In the early 1950s Vertynsky was able to renew his passion for acting in films and his brilliant portrayal as an anti-Soviet cardinal won him the Stalin Prize in 1951. During the filming in Lviv, some of the locals mistook him for a real cardinal and, as he recorded, eagerly began kissing his hand.
But the toll of conforming to Soviet life for this former bon vivant – exacerbated by Khrushchev’s acknowledgement in 1956 of some of the terrible truth about Stalin, his methods and the millions of victims – was immense. Vertynsky wrote to his wife that if it were not for her and their two daughters he would have already committed suicide.
Ultimately, it was Ukraine that gave Vertynsky a new lease on life. He spent more and more time in Kyiv and in 1955-56 played roles in two films in Ukrainian. Given that the promoters of Russia’s imperialistic culture were reluctant to give up the likes of Vertynsky, hardly surprisingly, both Ukrainian versions subsequently “disappeared.” In his home city, the artist brushed up his knowledge of Ukrainian and Ukraine’s history and, as his letters indicate, spent his free time visiting ancient churches and other cultural monuments. His dream was to play the film role of Ivan Mazepa, the Ukrainian leader who in 1709 sided with the Swedes against Peter the Great.
In September 1955, for example, Vertynsky wrote from Kyiv to his wife in the Soviet capital that he wished he could spend the remainder of his life in Kyiv. “What is Moscow for me? I don’t like it,” he confessed. “Ukraine is my native mother…” He added words that today would shock Russians and surprise many Ukrainians. “It’s a shame that I sing only in Russian and am entirely Russian, I should have been a Ukrainian singer and sung in Ukrainian… Sometimes it seems I commit a crime because I don’t sing for her [Ukraine] and in her language.”
Just before his death at the age of 67 in Leningrad in April 1957, Vertynsky wrote a screenplay for a film about a man who had lost and re-found his homeland. He wanted it filmed in Kyiv but the project was never realized. Two weeks before his death, while in Kyiv, he scribbled a poem on a napkin about his love for Kyiv and Ukraine, his spiritual home. Finally, he wrote, his “rebellious youth” had been returned to him. This was the final testament of Ukraine’s prodigal Pierrot.
Five years after his death, a condensed, heavily censored, version of his memoirs was published in a Soviet journal. It omitted his childhood in Ukraine but nevertheless contained hints about his spiritual ties with his native land. In subsequent Russian Soviet and post-Soviet publications about Vertynsky, he was depicted as a quintessential, if problematic, Russian genius. More recently, in 2021 an 8-episode Russian TV biographical drama series portrayed him as “the most famous Russian chansonnier of the twentieth century…The story of the artist who left Russia in 1919 and returned to the USSR in 1943.”

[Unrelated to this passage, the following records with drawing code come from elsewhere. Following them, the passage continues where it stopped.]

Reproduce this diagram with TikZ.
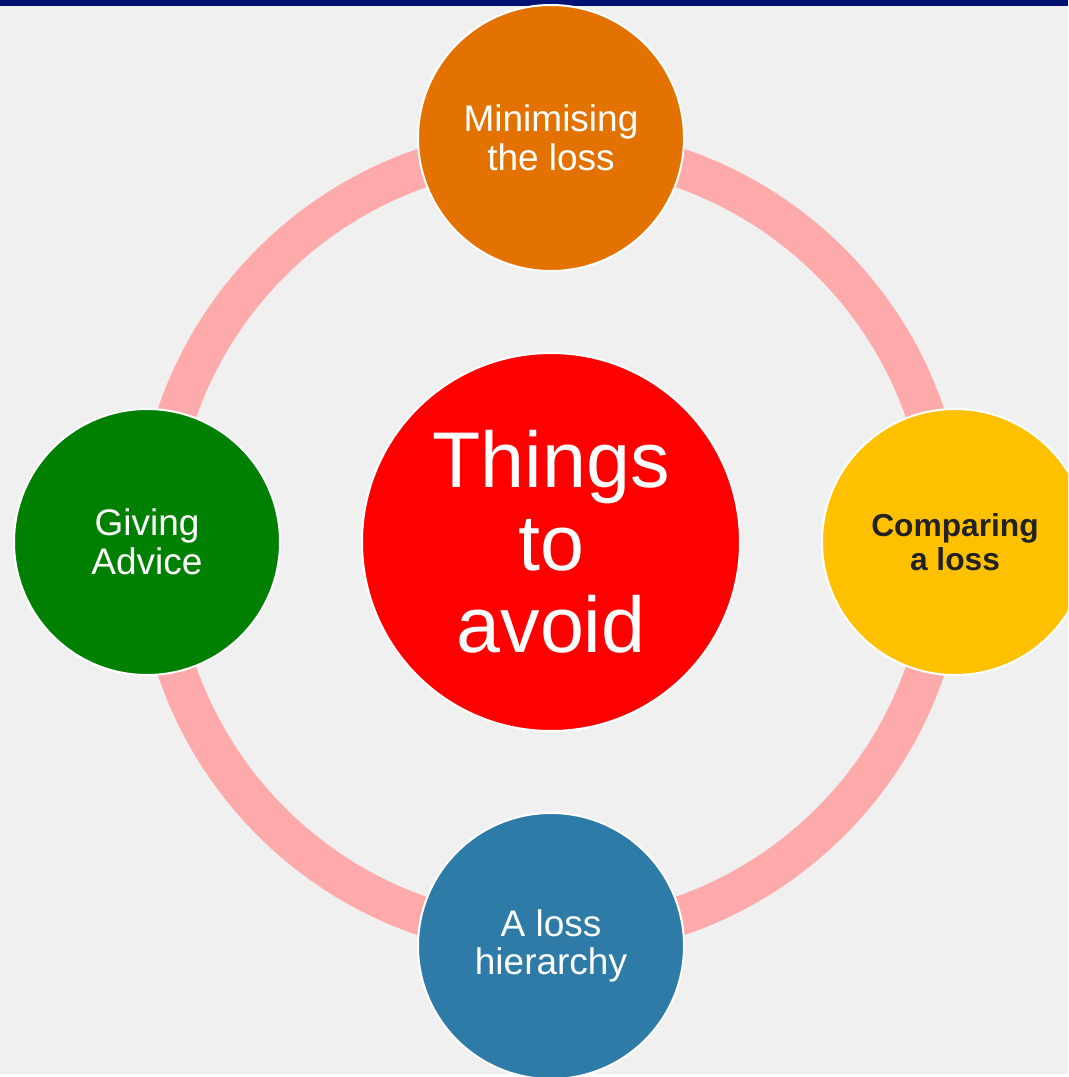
\documentclass[tikz,border=0pt]{standalone}
\usepackage{fontspec}
\setmainfont{Liberation Sans}
\definecolor{navy}{RGB}{0,18,115}
\definecolor{bggray}{RGB}{240,240,240}
\definecolor{ringpink}{RGB}{255,170,170}
\definecolor{hubred}{RGB}{255,0,0}
\definecolor{lossorange}{RGB}{228,114,0}
\definecolor{lossyellow}{RGB}{255,192,0}
\definecolor{lossgreen}{RGB}{0,128,0}
\definecolor{lossblue}{RGB}{46,123,167}
\definecolor{darktext}{RGB}{34,34,34}

\begin{document}
\begin{tikzpicture}[x=0.75pt,y=-0.75pt,
  petal/.style={circle,draw=white,line width=1.5pt,minimum size=199.5pt,inner sep=0pt,
    align=center,text=white,font=\fontsize{27.75}{28.9}\selectfont},
  hub/.style={petal,minimum size=283.5pt,font=\fontsize{59.25}{61.9}\selectfont}]
\useasboundingbox (0,0) rectangle (1068,1077);
\clip (0,0) rectangle (1068,1077);
\fill [white] (0,0) rectangle (1068,1077);
\fill [bggray] (0,6) rectangle (1068,1074);
\fill [navy] (0,0) rectangle (1068,6);
% ring behind the circles
\coordinate (mid) at (551,542);
\draw [ringpink,line width=29.25pt] (mid) circle [radius=395.5];
\node [hub,fill=hubred] (avoid) at (mid) {Things\\to\\avoid};
\node [petal,fill=lossorange] (minimise) at (551,138) {Minimising\\the loss};
\node [petal,fill=lossyellow,text=darktext,font=\bfseries\fontsize{23.8}{25.5}\selectfont] (compare) at (955,542) {Comparing\\a loss};
\node [petal,fill=lossblue] (hierarchy) at (551,946) {A loss\\hierarchy};
\node [petal,fill=lossgreen] (advice) at (147,542) {Giving\\Advice};
\end{tikzpicture}
\end{document}
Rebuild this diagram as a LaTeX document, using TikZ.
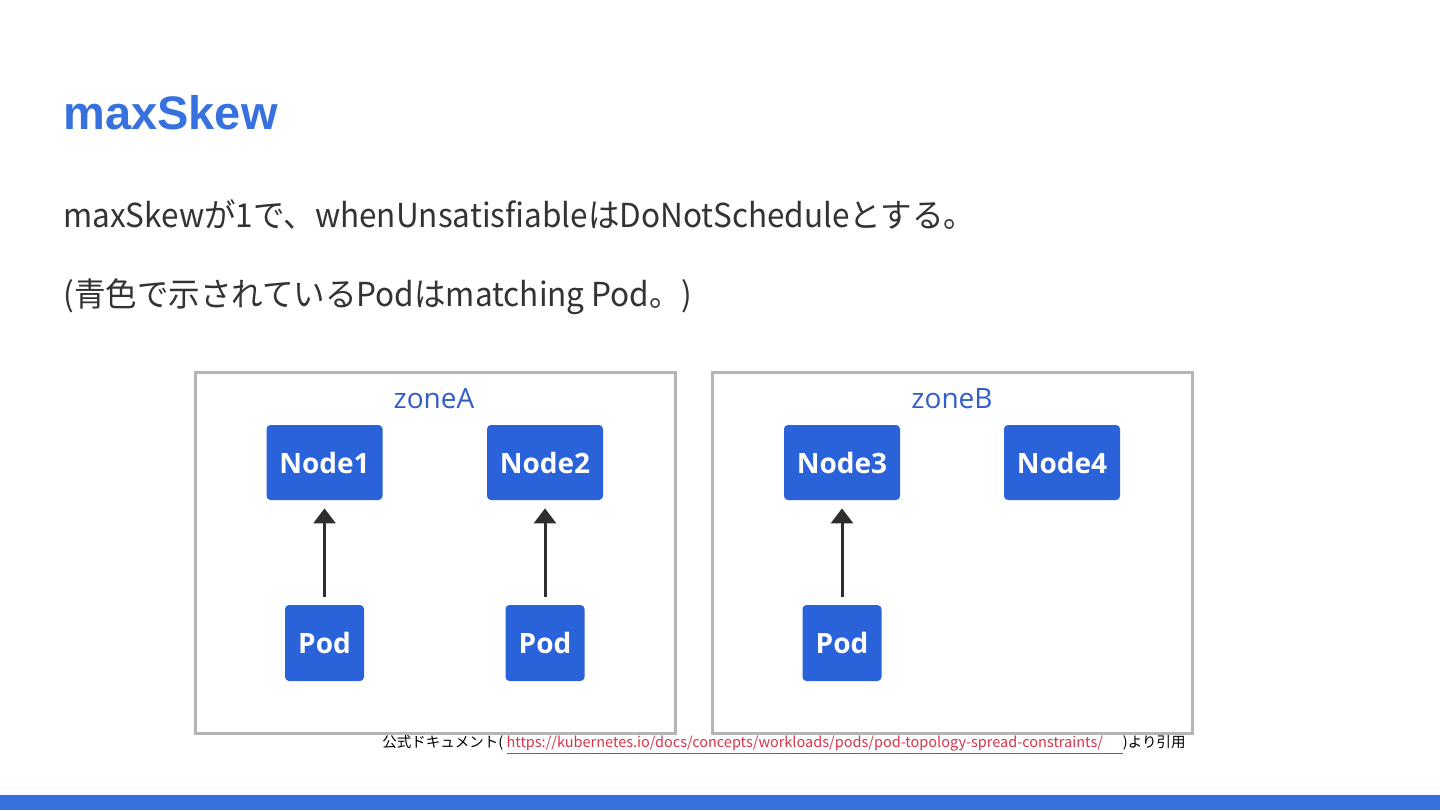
\documentclass[tikz,border=0pt]{standalone}
\usepackage{fontspec}
\usepackage{tikz}
\usetikzlibrary{arrows.meta}
\setmainfont{Liberation Sans}
\newfontfamily\jpfont{Noto Sans CJK JP}
\newfontfamily\diagfont{Open Sans}
\definecolor{titleblue}{HTML}{3671DF}
\definecolor{nodeblue}{HTML}{2A62D9}
\definecolor{zoneblue}{HTML}{335DC9}
\definecolor{zonegray}{HTML}{B5B5B5}
\definecolor{bodygray}{HTML}{333333}
\definecolor{linkred}{HTML}{D8344A}

\begin{document}
\begin{tikzpicture}[x=0.5pt,y=-0.5pt,
    k8snode/.style={fill=nodeblue,rounded corners=2pt,text=white,font=\diagfont\bfseries\fontsize{14}{16}\selectfont,
      minimum width=58pt,minimum height=37.5pt,inner sep=0pt},
    podbox/.style={k8snode,minimum width=39.5pt,minimum height=38pt},
    zonelabel/.style={text=zoneblue,font=\diagfont\fontsize{14}{16}\selectfont},
    bodyline/.style={anchor=base west,inner sep=0pt,text=bodygray,font=\jpfont\fontsize{16.5}{20}\selectfont,xscale=0.955,transform shape},
    runson/.style={-{Triangle[width=11pt,length=7.5pt]},line width=1.5pt,color=black!82,shorten <=4pt,shorten >=4pt}]
    \useasboundingbox[fill=white] (0,0) rectangle (1440,810);
    % Bottom bar of the slide
    \fill[titleblue] (0,795) rectangle (1440,810);
    % Title and text lines
    \node[anchor=base west,inner sep=0pt,text=titleblue,font=\bfseries\fontsize{23.5}{26}\selectfont] (title) at (63,129) {maxSkew};
    \node[bodyline] (line1) at (63,227) {maxSkewが1で、whenUnsatisfiableはDoNotScheduleとする。};
    \node[bodyline] (line2) at (63,306) {(青色で示されているPodはmatching Pod。)};
    % The two zones
    \draw[zonegray,line width=1.5pt] (195,372) rectangle (675,733);
    \draw[zonegray,line width=1.5pt] (712,372) rectangle (1192,733);
    \node[zonelabel] (zA) at (434,399) {zoneA};
    \node[zonelabel] (zB) at (952,399) {zoneB};
    % Nodes
    \node[k8snode] (n1) at (324.5,462.5) {Node1};
    \node[k8snode] (n2) at (545,462.5) {Node2};
    \node[k8snode] (n3) at (842,462.5) {Node3};
    \node[k8snode] (n4) at (1062,462.5) {Node4};
    % Pods
    \node[podbox] (p1) at (324.5,643) {Pod};
    \node[podbox] (p2) at (545,643) {Pod};
    \node[podbox] (p3) at (842,643) {Pod};
    % Pod -> Node
    \draw[runson] (p1) -- (n1);
    \draw[runson] (p2) -- (n2);
    \draw[runson] (p3) -- (n3);
    % Source note
    \node[anchor=base west,inner sep=0pt,font=\jpfont\fontsize{7.25}{8}\selectfont] (src) at (382,747)
      {公式ドキュメント( \textcolor{linkred}{\underline{https://kubernetes.io/docs/concepts/workloads/pods/pod-topology-spread-constraints/\hspace{10pt}}})より引用};
\end{tikzpicture}
\end{document}
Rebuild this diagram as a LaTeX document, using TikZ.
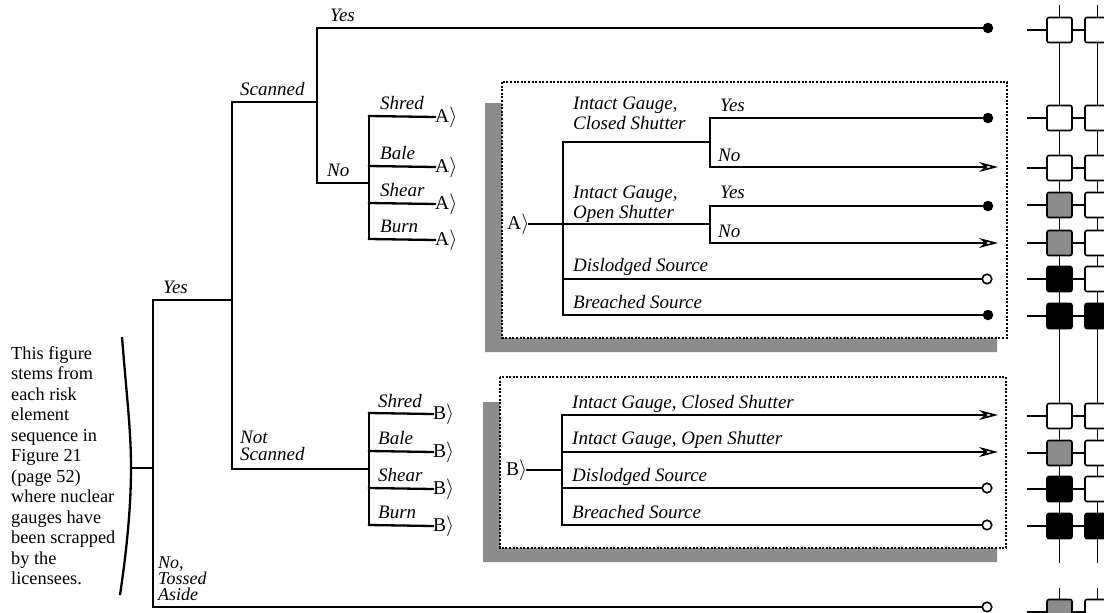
\documentclass[tikz,border=0pt]{standalone}
\usepackage{fontspec}
\setmainfont{Liberation Serif}
\usetikzlibrary{arrows.meta}

\begin{document}
\begin{tikzpicture}[
x=1pt, y=-1pt,
font=\fontsize{18.3}{20.5}\selectfont,
line/.style={line width=2.3pt, line cap=rect},
lbl/.style={font=\fontsize{19}{20}\selectfont\itshape, anchor=base west, inner sep=0pt},
mlbl/.style={font=\fontsize{19}{20}\selectfont\itshape, anchor=north west, inner sep=0pt, align=left},
tag/.style={font=\fontsize{19.5}{20}\selectfont, anchor=west, inner sep=0pt},
dot/.style={circle, fill=black, inner sep=0pt, minimum size=10.5pt},
hollow/.style={circle, draw, line width=1.6pt, fill=white, inner sep=0pt, minimum size=9.5pt},
openarrow/.style={-{Stealth[length=19pt,width=10pt,inset=6pt,open,line width=1.6pt]}, line width=2.3pt},
panel/.style={draw, line width=2.2pt, dash pattern=on 2pt off 1.6pt},
shade/.style={fill=black!45},
cell/.style={draw, line width=1.6pt, rounded corners=2pt, minimum size=25pt, inner sep=0pt},
wire/.style={line width=1.5pt}
]
\useasboundingbox (0,0) rectangle (1104,613);

\node[anchor=north west, inner sep=0pt, align=left] (note) at (11,346) {This figure\\stems from\\each risk\\element\\sequence in\\Figure 21\\(page 52)\\where nuclear\\gauges have\\been scrapped\\by the\\licensees.};
\coordinate (root) at (131,468);
\draw[line width=2.3pt] (122,337) .. controls (127,400) and (131,430) .. (root) .. controls (131,510) and (126,555) .. (120,595);

\coordinate (main) at (153,468);
\coordinate (maintop) at (153,300);
\coordinate (mainbot) at (153,607);
\coordinate (scan) at (232,300);
\coordinate (scantop) at (232,102);
\coordinate (scanbot) at (232,469);
\coordinate (check) at (317,102);
\coordinate (checktop) at (317,28);
\coordinate (checkbot) at (317,183);
\coordinate (forkA) at (369,183);
\coordinate (forkA1) at (369,116);
\coordinate (forkA2) at (369,166);
\coordinate (forkA3) at (369,203);
\coordinate (forkA4) at (369,239);
\coordinate (forkB) at (369,469);
\coordinate (forkB1) at (369,413);
\coordinate (forkB2) at (369,451);
\coordinate (forkB3) at (369,488);
\coordinate (forkB4) at (369,525);

\node[dot] (endyes) at (988,28) {};
\node[hollow] (endtoss) at (987,607) {};
\node[tag] (toA1) at (435,117) {A$\rangle$};
\node[tag] (toA2) at (435,167) {A$\rangle$};
\node[tag] (toA3) at (435,204) {A$\rangle$};
\node[tag] (toA4) at (435,240) {A$\rangle$};
\node[tag] (toB1) at (433,414) {B$\rangle$};
\node[tag] (toB2) at (433,452) {B$\rangle$};
\node[tag] (toB3) at (433,489) {B$\rangle$};
\node[tag] (toB4) at (433,526) {B$\rangle$};

\draw[line] (root) -- (main);
\draw[line] (maintop) -- (mainbot);
\draw[line] (maintop) -- (scan);
\draw[line] (scantop) -- (scanbot);
\draw[line] (scantop) -- (check);
\draw[line] (checktop) -- (checkbot);
\draw[line] (checktop) -- (endyes);
\draw[line] (checkbot) -- (forkA);
\draw[line] (forkA1) -- (forkA4);
\draw[line] (forkA1) -- (toA1.west);
\draw[line] (forkA2) -- (toA2.west);
\draw[line] (forkA3) -- (toA3.west);
\draw[line] (forkA4) -- (toA4.west);
\draw[line] (scanbot) -- (forkB);
\draw[line] (forkB1) -- (forkB4);
\draw[line] (forkB1) -- (toB1.west);
\draw[line] (forkB2) -- (toB2.west);
\draw[line] (forkB3) -- (toB3.west);
\draw[line] (forkB4) -- (toB4.west);
\draw[line] (mainbot) -- (endtoss);

\node[lbl] (yes1) at (330,21) {Yes};
\node[lbl] (scanned) at (240,95) {Scanned};
\node[lbl] (no1) at (327,176) {No};
\node[lbl] (shredA) at (380,109) {Shred};
\node[lbl] (baleA) at (380,159) {Bale};
\node[lbl] (shearA) at (380,196) {Shear};
\node[lbl] (burnA) at (380,232) {Burn};
\node[lbl] (yes0) at (163,293) {Yes};
\node[mlbl] (notscanned) at (240,431) {Not\\[-3pt]Scanned};
\node[lbl] (shredB) at (378,407) {Shred};
\node[lbl] (baleB) at (378,444) {Bale};
\node[lbl] (shearB) at (378,481) {Shear};
\node[lbl] (burnB) at (378,518) {Burn};
\node[mlbl, font=\fontsize{18}{16}\selectfont\itshape] (tossed) at (158,557) {No,\\Tossed\\Aside};

\fill[shade] (485,103) -- (502,103) -- (502,338) -- (997,338) -- (997,352) -- (485,352) -- cycle;
\draw[panel] (502,82) rectangle (1007,338);
\node[tag] (seqA) at (507,224) {A$\rangle$};
\coordinate (gauge) at (563,224);
\coordinate (gaugetop) at (563,142);
\coordinate (gaugedis) at (563,279);
\coordinate (gaugebot) at (563,315);
\coordinate (closed) at (710,142);
\coordinate (closedyes) at (710,118);
\coordinate (closedno) at (710,167);
\coordinate (open) at (710,224);
\coordinate (openyes) at (710,206);
\coordinate (openno) at (710,243);
\node[dot] (endA1) at (988,118) {};
\coordinate (endA2) at (998,167);
\node[dot] (endA3) at (988,206) {};
\coordinate (endA4) at (998,243);
\node[hollow] (endA5) at (987,279) {};
\node[dot] (endA6) at (988,315) {};
\draw[line] (seqA.east) -- (gauge);
\draw[line] (gaugetop) -- (gaugebot);
\draw[line] (gaugetop) -- (closed);
\draw[line] (closedyes) -- (closedno);
\draw[line] (closedyes) -- (endA1);
\draw[openarrow] (closedno) -- (endA2);
\draw[line] (gauge) -- (open);
\draw[line] (openyes) -- (openno);
\draw[line] (openyes) -- (endA3);
\draw[openarrow] (openno) -- (endA4);
\draw[line] (gaugedis) -- (endA5);
\draw[line] (gaugebot) -- (endA6);
\node[mlbl] (closedlbl) at (573,96.5) {Intact Gauge,\\Closed Shutter};
\node[lbl] (yes2) at (720,111) {Yes};
\node[lbl] (no2) at (718,161) {No};
\node[mlbl] (openlbl) at (573,186) {Intact Gauge,\\Open Shutter};
\node[lbl] (yes3) at (720,198) {Yes};
\node[lbl] (no3) at (718,237) {No};
\node[lbl] (dislA) at (573,271) {Dislodged Source};
\node[lbl] (breachA) at (573,308) {Breached Source};

\fill[shade] (483,402) -- (500,402) -- (500,548) -- (997,548) -- (997,562) -- (483,562) -- cycle;
\draw[panel] (500,377) rectangle (1006,548);
\node[tag] (seqB) at (506,470) {B$\rangle$};
\coordinate (split) at (562,470);
\coordinate (splittop) at (562,415);
\coordinate (split2) at (562,452);
\coordinate (split3) at (562,488);
\coordinate (splitbot) at (562,525);
\coordinate (endB1) at (998,415);
\coordinate (endB2) at (998,452);
\node[hollow] (endB3) at (987,488) {};
\node[hollow] (endB4) at (987,525) {};
\draw[line] (seqB.east) -- (split);
\draw[line] (splittop) -- (splitbot);
\draw[openarrow] (splittop) -- (endB1);
\draw[openarrow] (split2) -- (endB2);
\draw[line] (split3) -- (endB3);
\draw[line] (splitbot) -- (endB4);
\node[lbl] (closedB) at (572,408) {Intact Gauge, Closed Shutter};
\node[lbl] (openB) at (572,444) {Intact Gauge, Open Shutter};
\node[lbl] (dislB) at (572,481) {Dislodged Source};
\node[lbl] (breachB) at (572,518) {Breached Source};

\foreach \i/\y/\fa/\fb in {1/30/white/white, 2/118/white/white, 3/168/white/white, 4/205/black!45/white, 5/243/black!45/white, 6/279/black/white, 7/316/black/black, 8/416/white/white, 9/453/black!45/white, 10/489/black/white, 11/526/black/black, 12/612/black!45/white}{
  \coordinate (stub\i) at (1027,\y);
  \node[cell, fill=\fa] (left\i) at (1059.5,\y) {};
  \node[cell, fill=\fb] (right\i) at (1097.5,\y) {};
  \draw[wire] (stub\i) -- (left\i);
  \draw[wire] (left\i) -- (right\i);
}
\foreach \i/\j in {1/2,2/3,3/4,4/5,5/6,6/7,7/8,8/9,9/10,10/11}{
  \draw[wire] (left\i) -- (left\j);
  \draw[wire] (right\i) -- (right\j);
}
\coordinate (lefttop) at (1059.5,5);
\coordinate (righttop) at (1097.5,5);
\coordinate (leftend) at (1059.5,563);
\coordinate (rightend) at (1097.5,563);
\coordinate (leftlow) at (1059.5,588);
\coordinate (rightlow) at (1097.5,588);
\draw[wire] (lefttop) -- (left1);
\draw[wire] (righttop) -- (right1);
\draw[wire] (left11) -- (leftend);
\draw[wire] (right11) -- (rightend);
\draw[wire] (leftlow) -- (left12);
\draw[wire] (rightlow) -- (right12);
\end{tikzpicture}
\end{document}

Fortunately, Vertynsky’s widow helped to set the record straight for those fortunate enough to get hold of the collection of their letters which she published in Moscow in 2004 under the title “Siniaia ptitsa lyubvy” (The Blue Bird of Love). From these it is clear who “Shura” really was. She recorded that when she visited him in Kyiv, he proudly took her to see all the main churches and cultural monuments. And his daughter recalled that before going on stage he would prepare his voice by singing Ukrainian songs.
In 2019, on the 120th anniversary of Vertynsky’s birth, Ukraine’s post office issued a special commemorative stamp to honor his memory. Today, as Ukrainians eradicate the vestiges of Russian cultural domination and regimentation, Vertynsky’s wish that he be recognized as a Ukrainian should be honored all the more.
This article is based on an earlier shorter version which appeared in the October 2018 issue of the monthly in-flight magazine of the Ukrainian International Airlines – Panaroma.